Answer: Testing a model for overfitting or underfitting involves evaluating its performance on both training and testing datasets. Here’s how to do it:
Overfitting:
- Signs: Model performs very well on the training data but poorly on unseen data.
- Testing: Compare model performance on training and testing datasets.
- Indicators: A large gap between training and testing accuracy or loss indicates overfitting.
- Solution: Regularization techniques like L1/L2, reducing model complexity, or increasing training data can help.
Underfitting:
- Signs: Model performs poorly on both training and testing datasets.
- Testing: Evaluate model performance on training and testing datasets.
- Indicators: Low training and testing accuracy or high bias suggest underfitting.
- Solution: Increase model complexity, add more features, or use more sophisticated algorithms.
Statistics and ML Interview Questions
Question: What is the Central Limit Theorem?

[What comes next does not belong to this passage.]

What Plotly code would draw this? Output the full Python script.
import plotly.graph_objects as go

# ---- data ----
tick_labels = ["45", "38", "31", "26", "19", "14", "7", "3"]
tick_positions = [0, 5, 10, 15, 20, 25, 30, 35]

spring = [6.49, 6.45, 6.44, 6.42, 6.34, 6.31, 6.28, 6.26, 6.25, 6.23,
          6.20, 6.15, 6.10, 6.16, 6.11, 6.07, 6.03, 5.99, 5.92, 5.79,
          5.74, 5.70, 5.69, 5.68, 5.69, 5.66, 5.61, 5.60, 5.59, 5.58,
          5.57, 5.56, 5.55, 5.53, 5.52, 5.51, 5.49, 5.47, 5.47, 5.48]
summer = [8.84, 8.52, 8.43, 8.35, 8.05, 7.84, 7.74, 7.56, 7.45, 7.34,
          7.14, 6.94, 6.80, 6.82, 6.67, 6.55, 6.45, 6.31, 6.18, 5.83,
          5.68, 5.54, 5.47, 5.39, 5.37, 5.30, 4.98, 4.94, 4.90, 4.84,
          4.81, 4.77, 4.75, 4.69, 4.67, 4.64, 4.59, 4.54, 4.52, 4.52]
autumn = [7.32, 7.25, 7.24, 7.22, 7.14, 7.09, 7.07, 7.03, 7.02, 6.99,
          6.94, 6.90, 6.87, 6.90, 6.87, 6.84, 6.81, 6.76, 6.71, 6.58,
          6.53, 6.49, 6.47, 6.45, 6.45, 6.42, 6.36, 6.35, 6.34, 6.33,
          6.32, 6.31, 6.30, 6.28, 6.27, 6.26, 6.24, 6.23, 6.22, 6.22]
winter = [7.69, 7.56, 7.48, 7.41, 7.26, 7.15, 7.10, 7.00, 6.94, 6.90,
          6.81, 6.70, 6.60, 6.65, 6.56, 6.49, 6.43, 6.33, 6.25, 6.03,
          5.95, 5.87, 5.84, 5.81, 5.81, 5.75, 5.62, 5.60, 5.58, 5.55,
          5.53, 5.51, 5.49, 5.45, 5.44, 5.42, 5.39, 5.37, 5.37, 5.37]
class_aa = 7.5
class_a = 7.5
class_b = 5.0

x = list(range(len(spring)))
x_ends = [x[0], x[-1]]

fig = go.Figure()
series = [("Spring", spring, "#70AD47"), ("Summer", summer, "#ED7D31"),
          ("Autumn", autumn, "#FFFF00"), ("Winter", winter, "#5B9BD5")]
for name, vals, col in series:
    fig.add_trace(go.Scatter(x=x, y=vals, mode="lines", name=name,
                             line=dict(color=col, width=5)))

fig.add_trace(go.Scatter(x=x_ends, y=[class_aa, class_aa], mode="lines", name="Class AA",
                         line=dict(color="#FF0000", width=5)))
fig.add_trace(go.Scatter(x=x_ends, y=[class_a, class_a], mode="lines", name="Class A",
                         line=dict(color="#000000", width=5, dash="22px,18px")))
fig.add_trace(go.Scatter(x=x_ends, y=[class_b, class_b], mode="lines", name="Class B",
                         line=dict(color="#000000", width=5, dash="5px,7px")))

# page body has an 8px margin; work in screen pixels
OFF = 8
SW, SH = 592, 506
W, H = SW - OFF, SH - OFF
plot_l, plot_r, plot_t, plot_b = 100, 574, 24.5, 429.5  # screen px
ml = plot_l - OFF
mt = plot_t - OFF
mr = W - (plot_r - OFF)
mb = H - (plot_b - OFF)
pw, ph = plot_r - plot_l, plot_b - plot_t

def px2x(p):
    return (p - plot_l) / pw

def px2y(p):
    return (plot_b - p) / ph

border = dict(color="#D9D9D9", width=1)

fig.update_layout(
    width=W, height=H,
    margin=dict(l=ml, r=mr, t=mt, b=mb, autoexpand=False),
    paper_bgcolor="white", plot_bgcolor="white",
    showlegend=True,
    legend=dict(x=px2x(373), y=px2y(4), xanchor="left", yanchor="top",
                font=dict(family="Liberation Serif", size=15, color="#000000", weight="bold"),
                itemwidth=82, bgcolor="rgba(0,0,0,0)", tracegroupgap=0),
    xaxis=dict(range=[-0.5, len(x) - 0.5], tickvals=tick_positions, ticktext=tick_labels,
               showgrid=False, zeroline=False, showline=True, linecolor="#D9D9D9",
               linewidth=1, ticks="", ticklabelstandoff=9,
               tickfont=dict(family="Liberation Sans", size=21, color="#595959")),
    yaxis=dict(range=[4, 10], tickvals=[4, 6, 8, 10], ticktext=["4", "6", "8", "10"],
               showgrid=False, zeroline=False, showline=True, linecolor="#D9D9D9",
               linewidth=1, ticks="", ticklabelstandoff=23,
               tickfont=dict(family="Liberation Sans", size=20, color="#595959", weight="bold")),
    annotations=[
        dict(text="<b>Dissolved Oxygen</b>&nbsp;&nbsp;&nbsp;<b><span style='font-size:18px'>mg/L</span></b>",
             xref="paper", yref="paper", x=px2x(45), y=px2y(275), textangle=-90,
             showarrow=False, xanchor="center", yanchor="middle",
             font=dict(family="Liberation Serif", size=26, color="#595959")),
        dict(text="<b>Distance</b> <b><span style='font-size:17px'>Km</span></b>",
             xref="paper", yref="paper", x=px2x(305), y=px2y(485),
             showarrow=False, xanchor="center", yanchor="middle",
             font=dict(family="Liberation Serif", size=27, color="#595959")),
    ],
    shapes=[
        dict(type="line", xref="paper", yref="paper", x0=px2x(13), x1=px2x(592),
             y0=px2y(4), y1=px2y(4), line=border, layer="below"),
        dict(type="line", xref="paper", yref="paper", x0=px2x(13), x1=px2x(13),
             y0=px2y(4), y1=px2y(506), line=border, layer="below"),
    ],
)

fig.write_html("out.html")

Answer: The Central Limit Theorem states that the sampling distribution of the sample mean approaches a normal distribution as the sample size increases, regardless of the shape of the population distribution.
Question: Explain the difference between Type I and Type II errors.

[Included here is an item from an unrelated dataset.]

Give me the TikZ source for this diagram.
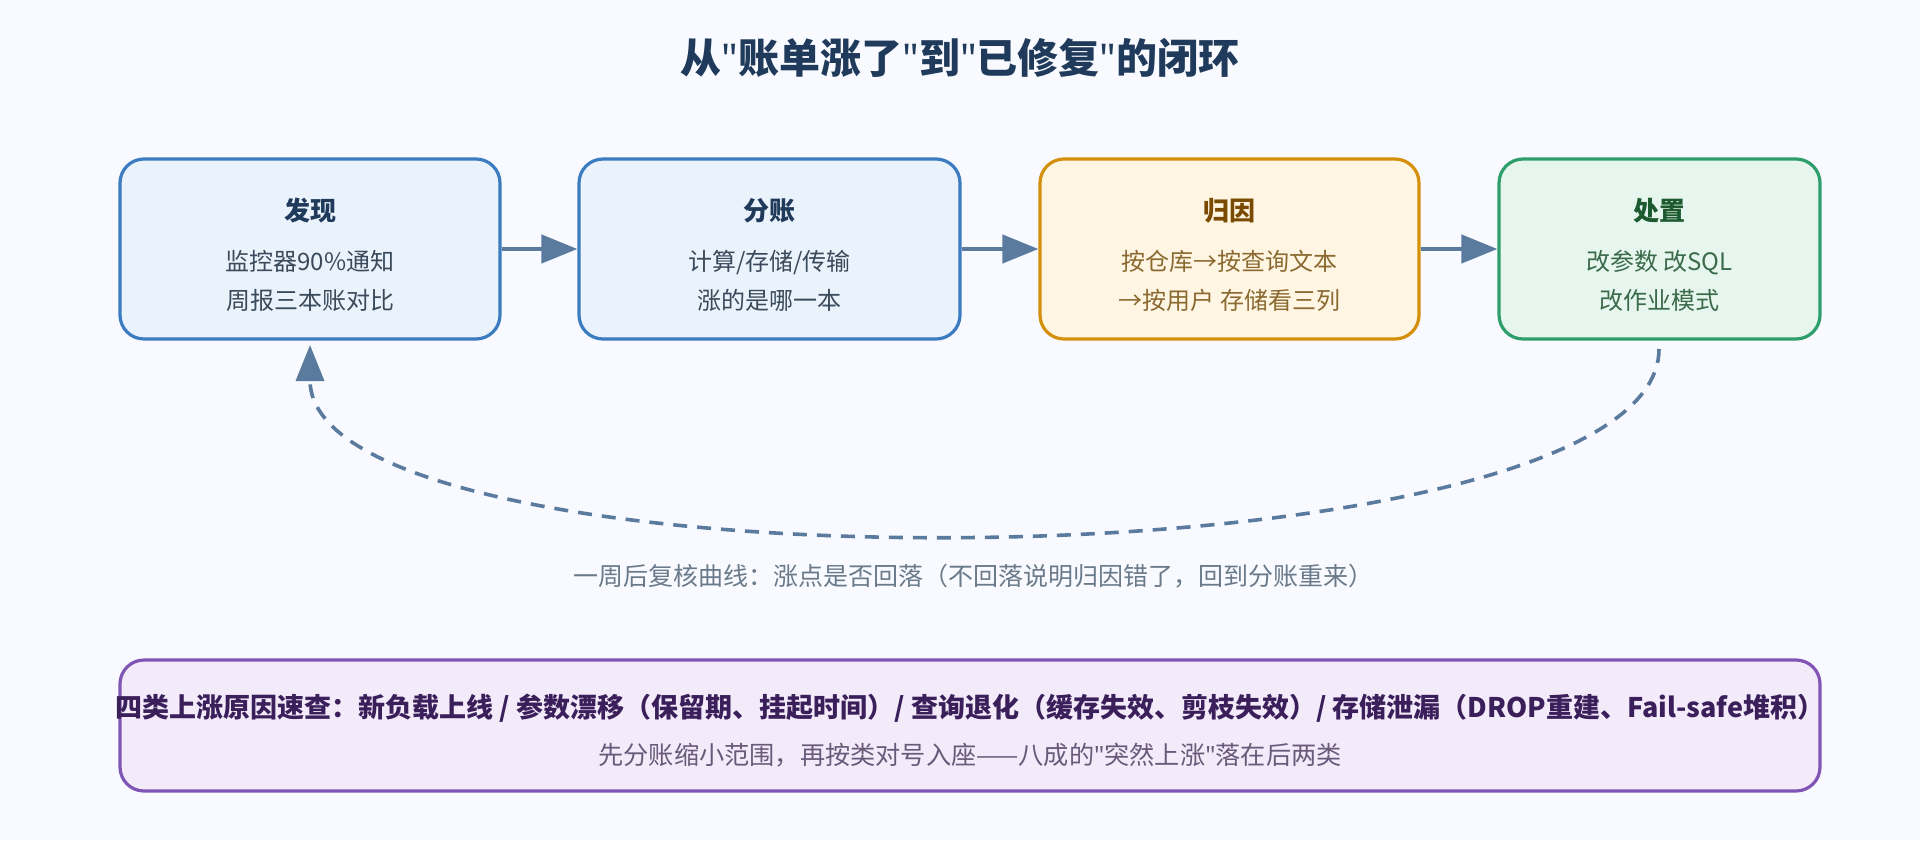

Answer: Type I error (False Positive) occurs when a true null hypothesis is rejected, while Type II error (False Negative) occurs when a false null hypothesis is not rejected.
Question: What is p-value? How is it used in hypothesis testing?
Answer: The p-value is the probability of obtaining results as extreme as the observed results under the assumption that the null hypothesis is true. In hypothesis testing, a smaller p-value suggests stronger evidence against the null hypothesis.
Question: What is the difference between Supervised and Unsupervised Learning?
Answer: Supervised learning uses labeled data with input-output pairs to train the model to make predictions, while unsupervised learning uses unlabeled data to find hidden patterns or groupings.
Question: Explain the Bias-Variance Tradeoff in machine learning.
Answer: The Bias-Variance Tradeoff refers to the balance between the model’s ability to capture the underlying patterns in the data (low bias) and its sensitivity to variations in the training data (low variance). A model with high bias tends to underfit, while a model with high variance tends to overfit.
Question: What is Cross-Validation? Why is it important?
Answer: Cross-Validation is a technique used to evaluate the performance of a model by splitting the dataset into multiple subsets, training the model on some subsets, and testing it on others. It helps in assessing how well the model generalizes to unseen data and avoids overfitting.
Question: Explain the difference between Regression and Classification.
Answer: Regression is used to predict continuous output values, such as house prices or stock prices, while Classification is used to predict discrete output classes, such as whether an email is spam or not.
Conclusion
Preparing for a data science and analytics interview at TELUS International requires a blend of technical knowledge, problem-solving skills, and an understanding of the company’s goals. By mastering these key questions and tailoring your responses to showcase both your expertise and alignment with TELUS International’s vision, you’ll be well-equipped to impress the interviewers and secure your dream role in this dynamic field.